Russian fiction represents its people in the same way.
Unaggressive characters, who talk and think but do not act,
fill its novels; they dream of the great age of the "Universal
Idea" that shall come for all and regenerate the "rotten west,"
where "rationalism is the original sin"; the typical west that
Slavophilism condemns--the west of the struggles between the
rulers and the ruled; between Scripture and tradition and the
upper and lower classes. The Slavophile idea, in theory at
least, leaves no room for this. Christian love and humility and
peasant communes, where rationalism, strife and rebellion are
unknown, must be instituted in the west; then the "Universal
Idea" of Russia will create Millennial times.
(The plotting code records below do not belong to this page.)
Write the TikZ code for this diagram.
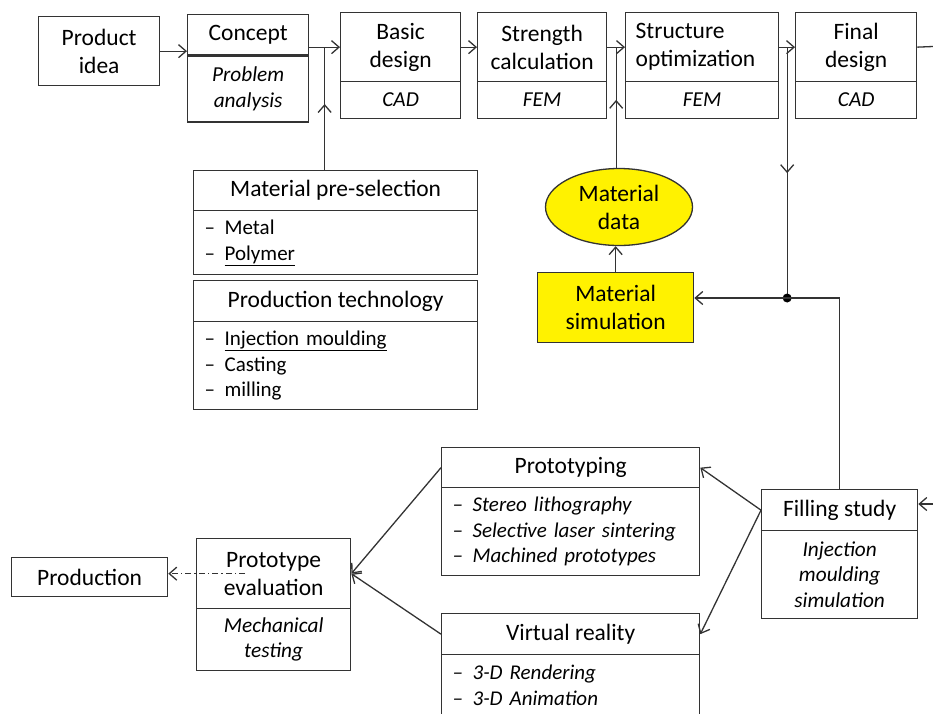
\documentclass[tikz,border=0pt]{standalone}
\usepackage{fontspec}
\setmainfont{Carlito}
\usetikzlibrary{arrows.meta,calc,positioning,shapes.geometric}
\newcommand{\itm}[1]{\makebox[20pt][l]{--}#1}

\begin{document}
\begin{tikzpicture}[x=1pt,y=-1pt, line width=1.3pt, draw=black!80,
    hd/.style={draw, align=center, inner sep=2pt, font=\fontsize{23.5}{28}\selectfont},
    sb/.style={draw, align=center, inner sep=2pt, font=\fontsize{21.3}{25.5}\selectfont\itshape},
    lst/.style={draw, align=left, inner xsep=11pt, font=\fontsize{21}{25.5}\selectfont},
    arr/.style={-{Straight Barb[length=7.5pt,width=13pt]}},
    dashdot/.style={dash pattern=on 6pt off 3pt on 1.5pt off 3pt}]
\clip (0,0) rectangle (933,713);

% top row
\node[hd, anchor=north west, minimum width=121, minimum height=69] (idea) at (38,16) {Product\\idea};
\node[hd, anchor=north west, minimum width=121, minimum height=40] (concept) at (187,14) {Concept};
\node[sb, below=0pt of concept, minimum width=121, minimum height=66] (conceptsub) {Problem\\analysis};
\node[hd, anchor=north west, minimum width=120, minimum height=69] (basic) at (340,12) {Basic\\design};
\node[sb, below=-1.3pt of basic, minimum width=120, minimum height=37] (basicsub) {CAD};
\node[hd, anchor=north west, minimum width=129, minimum height=69] (strength) at (477,12) {Strength\\calculation};
\node[sb, below=-1.3pt of strength, minimum width=129, minimum height=37] (strengthsub) {FEM};
\node[hd, anchor=north west, inner xsep=10pt, text width=133, minimum height=69, align=left] (struct) at (625,12) {Structure\\optimization};
\node[sb, below=-1.3pt of struct, minimum width=153, minimum height=37] (structsub) {FEM};
\node[hd, anchor=north west, minimum width=121, minimum height=69] (final) at (795,12) {Final\\design};
\node[sb, below=-1.3pt of final, minimum width=121, minimum height=37] (finalsub) {CAD};

% material and technology
\node[hd, anchor=north west, minimum width=284, minimum height=40] (presel) at (193,170) {Material pre-selection};
\node[lst, below=-1.3pt of presel, text width=262, minimum height=64] (preselsub) {\itm{Metal}\\\itm{\underline{Polymer}}};
\node[hd, anchor=north west, minimum width=284, minimum height=41] (prodtech) at (193,280) {Production technology};
\node[lst, below=-1.3pt of prodtech, text width=262, minimum height=88] (prodtechsub) {\itm{\underline{Injection moulding}}\\\itm{Casting}\\\itm{milling}};

\node[hd, ellipse, fill=yellow, inner sep=0pt, minimum width=147, minimum height=77] (matdata) at (619,207) {Material\\data};
\node[hd, anchor=north west, fill=yellow, minimum width=156, minimum height=70] (matsim) at (537,272) {Material\\simulation};

% prototypes
\node[hd, anchor=north west, minimum width=156, minimum height=41] (fill) at (761,489) {Filling study};
\node[sb, below=-1.3pt of fill, minimum width=156, minimum height=88] (fillsub) {Injection\\moulding\\simulation};
\node[hd, anchor=north west, minimum width=258, minimum height=40] (proto) at (441,447) {Prototyping};
\node[lst, below=-1.3pt of proto, text width=236, minimum height=88, font=\fontsize{21}{25.5}\selectfont\itshape] (protosub) {\itm{Stereo lithography}\\\itm{Selective laser sintering}\\\itm{Machined prototypes}};
\node[hd, anchor=north west, minimum width=258, minimum height=41] (vr) at (441,613) {Virtual reality};
\node[lst, below=-1.3pt of vr, text width=236, minimum height=61, font=\fontsize{21}{25.5}\selectfont\itshape] (vrsub) {\itm{3-D Rendering}\\\itm{3-D Animation}};
\node[hd, anchor=north west, minimum width=154, minimum height=70] (eval) at (196,538) {Prototype\\evaluation};
\node[sb, below=-1.3pt of eval, minimum width=154, minimum height=62] (evalsub) {Mechanical\\testing};
\node[hd, anchor=north west, minimum width=156, minimum height=39] (production) at (11,557) {Production};

% connectors
\coordinate (t1) at ($(concept.east |- basic.west)!0.5!(basic.west)$);
\coordinate (t2) at ($(strength.east)!0.5!(struct.west)$);
\coordinate (t3) at ($(struct.east)!0.5!(final.west)$);
\coordinate (jn) at (787,298);
\coordinate (rtop) at (933,46.5);
\coordinate (rin) at (933,504);

\draw[arr] (idea.east) -- (idea.east -| concept.west);
\draw[arr] (concept.east |- basic.west) -- (basic.west);
\foreach \a/\b in {basic/strength,strength/struct,struct/final}
    \draw[arr] (\a.east) -- (\b.west);
\draw (final.east) -- (rtop);

\draw (t1) -- (t1 |- presel.north);
\draw[arr] (t1 |- presel.north) -- ++(0,-66);
\draw[arr] (matsim.north) -- (matsim.north |- matdata.south);
\draw (t2) -- (t2 |- matdata.north);
\draw[arr] (t2 |- matdata.north) -- ++(0,-68);
\draw (t3) -- (t3 |- jn);
\draw[arr] (t3) -- ++(0,126);
\fill[black] (t3 |- jn) circle (4.5pt);
\draw[arr] (fill.north) |- (jn) -- (jn -| matsim.east);

\draw[arr] (rin) -- (rin -| fill.east);
\draw[arr] (fill.west) -- (proto.east);
\draw[arr] (fill.west) -- (vr.east);
\draw[arr] (proto.west) -- (eval.east);
\draw[arr] (vr.west) -- (eval.east);
\draw[arr, dashdot] ($(eval.west)+(49,0)$) -- (eval.west -| production.east);

\end{tikzpicture}
\end{document}
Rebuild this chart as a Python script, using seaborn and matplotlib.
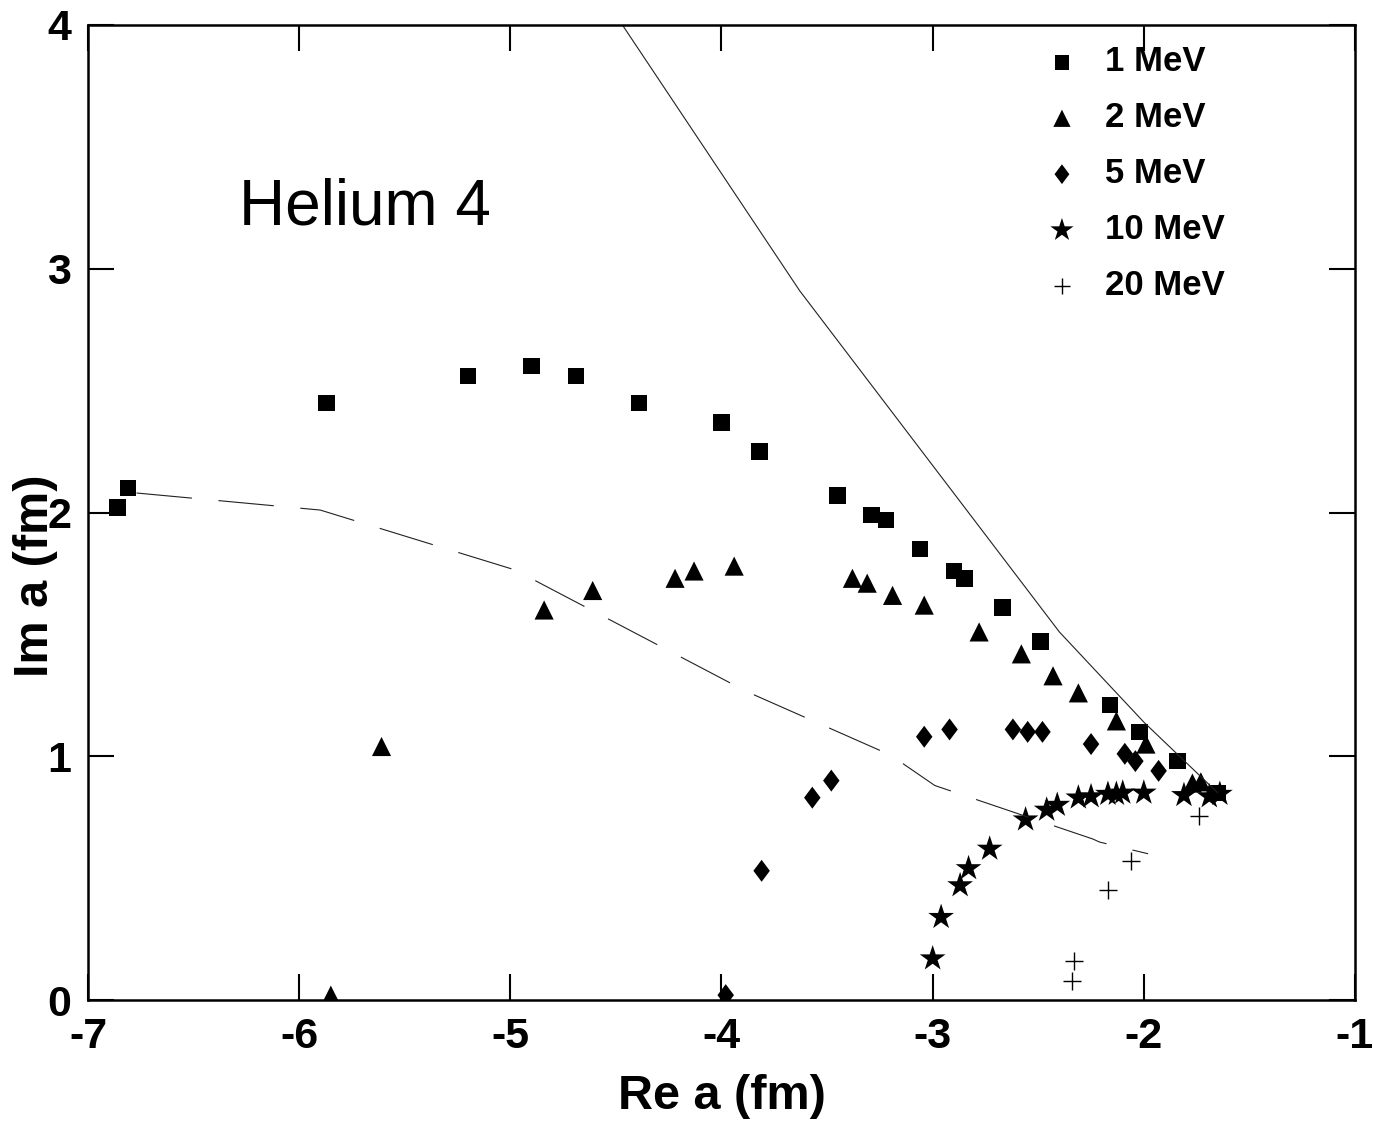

This was the
"Messianic hope of Slavophilism," and perhaps is yet to a great
degree destined in the minds of its devotees to give the last
feature to the development of the world, so that the love and
feeling of the east would appease the discord of the west,
diluting its discipline and its logic with true religious
intuition and humility, and eventually the idealized
relationship of autocracy for the Czar and self-government for
the people--the old system so rudely strained by Peter the
Great--would permeate the ruled and rulers of the world.

Here then is Slavophilism! And pacific Russia--the heart and
soul of her, claiming this to be the true ethical and spiritual
ideal for her people, and censoring her upper class, with its
foreign culture, materialism, and infidelity, as being the only
real traitor to this saving morality of the ancient regime.